(Task directions): Retype only the lines below from the one with "Generate a LaTeX" to the one with "(0,0) rectangle (13.687,-16.578);", inclusive, skipping every image.

(Data section):
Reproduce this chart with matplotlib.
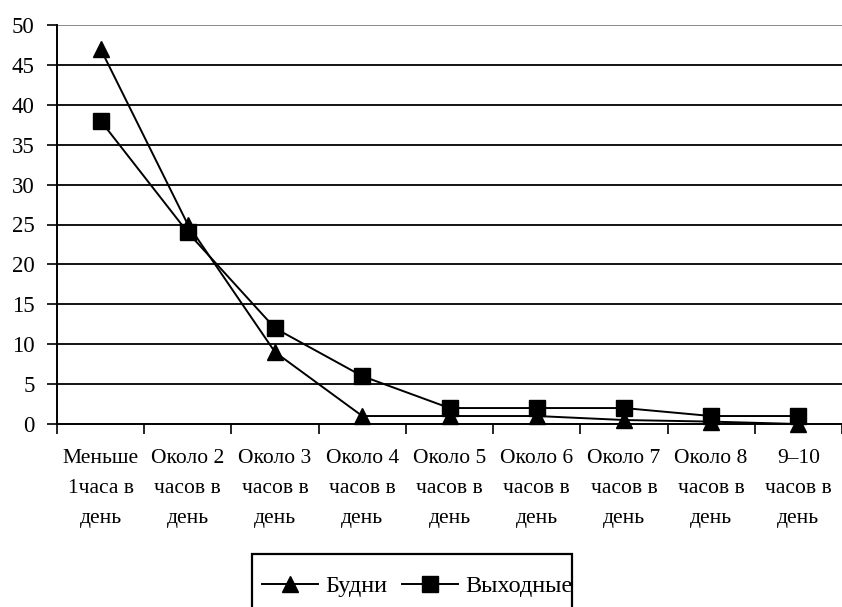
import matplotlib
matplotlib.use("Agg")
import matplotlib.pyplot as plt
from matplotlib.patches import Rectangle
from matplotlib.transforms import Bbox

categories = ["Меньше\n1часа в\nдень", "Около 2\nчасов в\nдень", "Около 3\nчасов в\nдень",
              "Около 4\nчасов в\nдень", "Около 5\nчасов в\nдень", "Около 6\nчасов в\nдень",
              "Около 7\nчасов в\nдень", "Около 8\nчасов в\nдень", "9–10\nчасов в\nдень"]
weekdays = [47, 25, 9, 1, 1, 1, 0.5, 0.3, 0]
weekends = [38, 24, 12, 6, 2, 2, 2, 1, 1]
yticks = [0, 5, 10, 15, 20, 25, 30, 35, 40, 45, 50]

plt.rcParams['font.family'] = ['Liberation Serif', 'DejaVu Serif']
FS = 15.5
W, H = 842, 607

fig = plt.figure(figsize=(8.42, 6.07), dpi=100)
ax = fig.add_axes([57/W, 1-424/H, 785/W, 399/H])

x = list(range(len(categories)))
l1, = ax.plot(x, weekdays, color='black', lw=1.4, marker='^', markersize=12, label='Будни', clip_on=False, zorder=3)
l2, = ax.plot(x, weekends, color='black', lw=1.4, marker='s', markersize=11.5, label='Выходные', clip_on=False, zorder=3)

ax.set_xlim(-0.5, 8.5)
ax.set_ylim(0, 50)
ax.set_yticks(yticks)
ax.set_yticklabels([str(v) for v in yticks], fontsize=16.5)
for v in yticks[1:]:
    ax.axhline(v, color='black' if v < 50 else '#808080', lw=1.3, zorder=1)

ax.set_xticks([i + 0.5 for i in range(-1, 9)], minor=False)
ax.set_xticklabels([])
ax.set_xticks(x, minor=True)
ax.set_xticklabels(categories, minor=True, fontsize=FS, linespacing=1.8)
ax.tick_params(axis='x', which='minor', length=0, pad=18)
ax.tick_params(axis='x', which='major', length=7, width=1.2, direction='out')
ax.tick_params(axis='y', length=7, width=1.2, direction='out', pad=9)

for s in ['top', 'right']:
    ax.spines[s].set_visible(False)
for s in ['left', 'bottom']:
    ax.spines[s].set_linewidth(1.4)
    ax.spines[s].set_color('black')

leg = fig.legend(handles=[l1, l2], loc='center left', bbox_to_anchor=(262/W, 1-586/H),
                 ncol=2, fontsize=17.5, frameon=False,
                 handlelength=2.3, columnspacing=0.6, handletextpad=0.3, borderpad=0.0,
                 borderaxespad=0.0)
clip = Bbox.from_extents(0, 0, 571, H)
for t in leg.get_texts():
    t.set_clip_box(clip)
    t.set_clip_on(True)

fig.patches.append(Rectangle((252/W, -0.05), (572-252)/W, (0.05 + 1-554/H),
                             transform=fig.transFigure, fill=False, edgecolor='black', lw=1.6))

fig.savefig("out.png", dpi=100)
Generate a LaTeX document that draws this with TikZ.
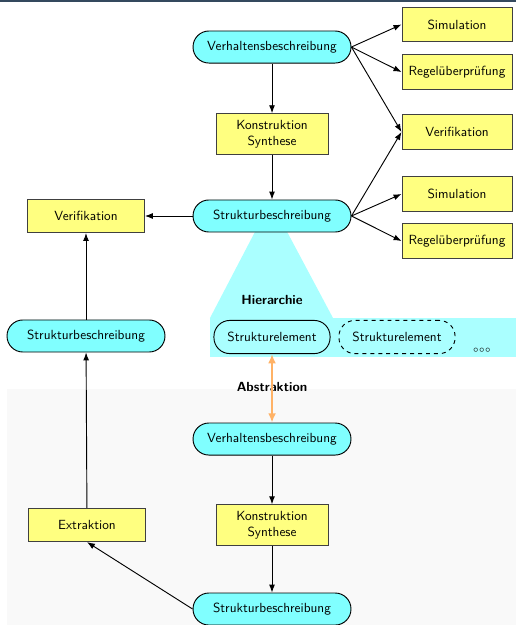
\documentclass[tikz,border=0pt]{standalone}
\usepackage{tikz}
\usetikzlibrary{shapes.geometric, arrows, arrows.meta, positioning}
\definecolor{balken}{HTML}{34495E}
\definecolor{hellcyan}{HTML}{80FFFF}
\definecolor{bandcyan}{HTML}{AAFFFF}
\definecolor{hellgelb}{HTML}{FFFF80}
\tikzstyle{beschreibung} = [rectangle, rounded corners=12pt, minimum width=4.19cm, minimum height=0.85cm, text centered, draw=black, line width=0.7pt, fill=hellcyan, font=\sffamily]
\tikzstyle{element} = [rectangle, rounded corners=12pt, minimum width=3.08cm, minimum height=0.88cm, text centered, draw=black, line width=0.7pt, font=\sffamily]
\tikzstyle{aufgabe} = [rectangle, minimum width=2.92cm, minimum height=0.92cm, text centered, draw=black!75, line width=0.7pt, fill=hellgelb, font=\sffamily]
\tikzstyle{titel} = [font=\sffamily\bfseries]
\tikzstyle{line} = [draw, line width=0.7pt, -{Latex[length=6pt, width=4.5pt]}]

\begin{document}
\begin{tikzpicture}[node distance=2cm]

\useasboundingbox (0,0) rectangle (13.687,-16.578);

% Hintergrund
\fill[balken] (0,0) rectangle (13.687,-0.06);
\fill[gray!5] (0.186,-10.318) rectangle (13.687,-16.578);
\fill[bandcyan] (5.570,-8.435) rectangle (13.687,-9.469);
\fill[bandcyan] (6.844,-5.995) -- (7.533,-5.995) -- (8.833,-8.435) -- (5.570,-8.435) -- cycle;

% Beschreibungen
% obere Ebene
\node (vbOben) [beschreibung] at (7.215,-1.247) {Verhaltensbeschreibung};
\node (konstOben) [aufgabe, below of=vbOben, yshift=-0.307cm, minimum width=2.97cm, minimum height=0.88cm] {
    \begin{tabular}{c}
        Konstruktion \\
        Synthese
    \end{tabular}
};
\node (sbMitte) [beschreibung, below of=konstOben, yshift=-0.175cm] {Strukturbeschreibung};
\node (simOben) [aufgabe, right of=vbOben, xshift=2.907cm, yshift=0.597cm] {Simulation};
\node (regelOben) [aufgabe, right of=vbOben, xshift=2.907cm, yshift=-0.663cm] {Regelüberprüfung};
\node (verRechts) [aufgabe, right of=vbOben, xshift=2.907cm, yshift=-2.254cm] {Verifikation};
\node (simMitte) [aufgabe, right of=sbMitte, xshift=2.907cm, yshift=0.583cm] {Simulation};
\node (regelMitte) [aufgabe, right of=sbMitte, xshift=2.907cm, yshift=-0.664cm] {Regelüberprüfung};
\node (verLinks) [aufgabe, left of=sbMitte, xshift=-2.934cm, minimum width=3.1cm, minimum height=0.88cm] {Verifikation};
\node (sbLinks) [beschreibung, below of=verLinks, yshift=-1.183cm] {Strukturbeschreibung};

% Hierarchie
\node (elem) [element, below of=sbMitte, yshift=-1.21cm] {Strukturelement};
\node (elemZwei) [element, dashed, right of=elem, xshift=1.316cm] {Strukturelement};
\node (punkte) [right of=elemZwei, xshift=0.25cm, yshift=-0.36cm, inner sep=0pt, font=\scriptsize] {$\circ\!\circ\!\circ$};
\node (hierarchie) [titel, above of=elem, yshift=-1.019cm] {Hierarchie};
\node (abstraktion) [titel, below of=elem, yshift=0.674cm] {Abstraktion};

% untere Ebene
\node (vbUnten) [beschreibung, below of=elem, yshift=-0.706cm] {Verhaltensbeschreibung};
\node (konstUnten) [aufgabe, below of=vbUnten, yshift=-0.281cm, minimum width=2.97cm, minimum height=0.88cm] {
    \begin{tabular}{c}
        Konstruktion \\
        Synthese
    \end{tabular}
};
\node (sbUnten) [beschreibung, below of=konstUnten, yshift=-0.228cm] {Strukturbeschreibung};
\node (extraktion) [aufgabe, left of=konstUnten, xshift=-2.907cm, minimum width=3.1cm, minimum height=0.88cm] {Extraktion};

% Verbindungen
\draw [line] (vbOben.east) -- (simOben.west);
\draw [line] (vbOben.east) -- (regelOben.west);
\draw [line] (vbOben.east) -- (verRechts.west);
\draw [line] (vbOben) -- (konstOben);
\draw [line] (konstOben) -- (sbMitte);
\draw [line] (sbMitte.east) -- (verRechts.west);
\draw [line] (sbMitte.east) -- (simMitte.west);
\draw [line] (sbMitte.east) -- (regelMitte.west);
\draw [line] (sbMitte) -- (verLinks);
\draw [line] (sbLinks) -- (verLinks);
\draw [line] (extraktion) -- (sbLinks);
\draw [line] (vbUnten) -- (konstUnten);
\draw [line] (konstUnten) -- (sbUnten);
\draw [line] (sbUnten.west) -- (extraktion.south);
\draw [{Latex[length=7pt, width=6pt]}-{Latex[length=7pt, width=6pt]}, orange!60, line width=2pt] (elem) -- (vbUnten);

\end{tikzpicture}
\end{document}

(Task answer):
Generate a LaTeX document that draws this with TikZ.
\documentclass[tikz,border=0pt]{standalone}
\usepackage{tikz}
\usetikzlibrary{shapes.geometric, arrows, arrows.meta, positioning}
\definecolor{balken}{HTML}{34495E}
\definecolor{hellcyan}{HTML}{80FFFF}
\definecolor{bandcyan}{HTML}{AAFFFF}
\definecolor{hellgelb}{HTML}{FFFF80}
\tikzstyle{beschreibung} = [rectangle, rounded corners=12pt, minimum width=4.19cm, minimum height=0.85cm, text centered, draw=black, line width=0.7pt, fill=hellcyan, font=\sffamily]
\tikzstyle{element} = [rectangle, rounded corners=12pt, minimum width=3.08cm, minimum height=0.88cm, text centered, draw=black, line width=0.7pt, font=\sffamily]
\tikzstyle{aufgabe} = [rectangle, minimum width=2.92cm, minimum height=0.92cm, text centered, draw=black!75, line width=0.7pt, fill=hellgelb, font=\sffamily]
\tikzstyle{titel} = [font=\sffamily\bfseries]
\tikzstyle{line} = [draw, line width=0.7pt, -{Latex[length=6pt, width=4.5pt]}]

\begin{document}
\begin{tikzpicture}[node distance=2cm]

\useasboundingbox (0,0) rectangle (13.687,-16.578);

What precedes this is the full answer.